I can make a boat, some kids can make frogs and others can make cranes. When I used to teach ESL, I had both Korean and Japanese students in my classroom who, one day, decided to make origami on their own for fun.
They were significantly younger than me but the precision in their angles and folds were impressively accurate (and neat)! They told me that once you make a single mistake that you want to undo, you have to throw the paper because it will look messy. No wonder, mine always shows so many errors!
Origami simply refers to the traditional art of folding paper. No cuts, no glue. Just pure discipline and clean lines. While in transit en route to San Francisco, we found this on-going origami exhibit at the Narita Airport.
Such works of art reflect skill, creativity and, I believe, patience.

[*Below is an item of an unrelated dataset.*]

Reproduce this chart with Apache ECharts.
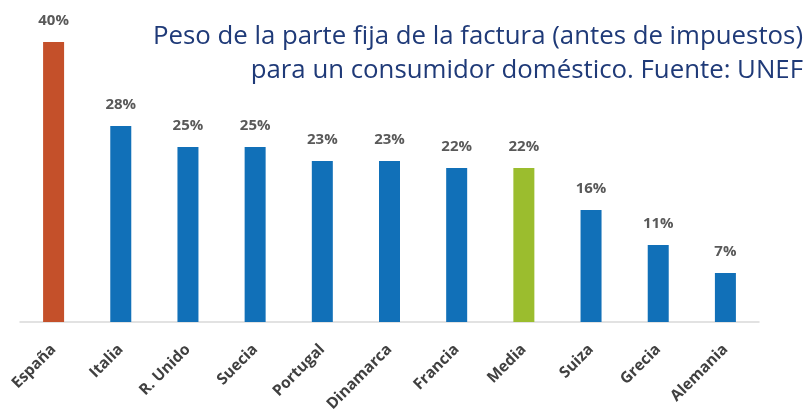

While most of us make origami to make one object or figure, the artists of this show used probably hundreds of little pieces of folded paper put together to make a three-dimensional display.
Do these characters look a bit familiar?
Here is Cinderella’s glass slipper and her pumpkin carriage before midnight.
And precious Little Red Riding Hood off to see grandma.
I think having an art exhibit in an airport is a neat idea! While walking around, it seems Narita has also installed art glass panels near the gates. I totally forgot to explore the space because I was more preoccupied with food — but these provide a relaxing but vibrant respite for weary (and sometimes, bored) travelers preparing for their long journey.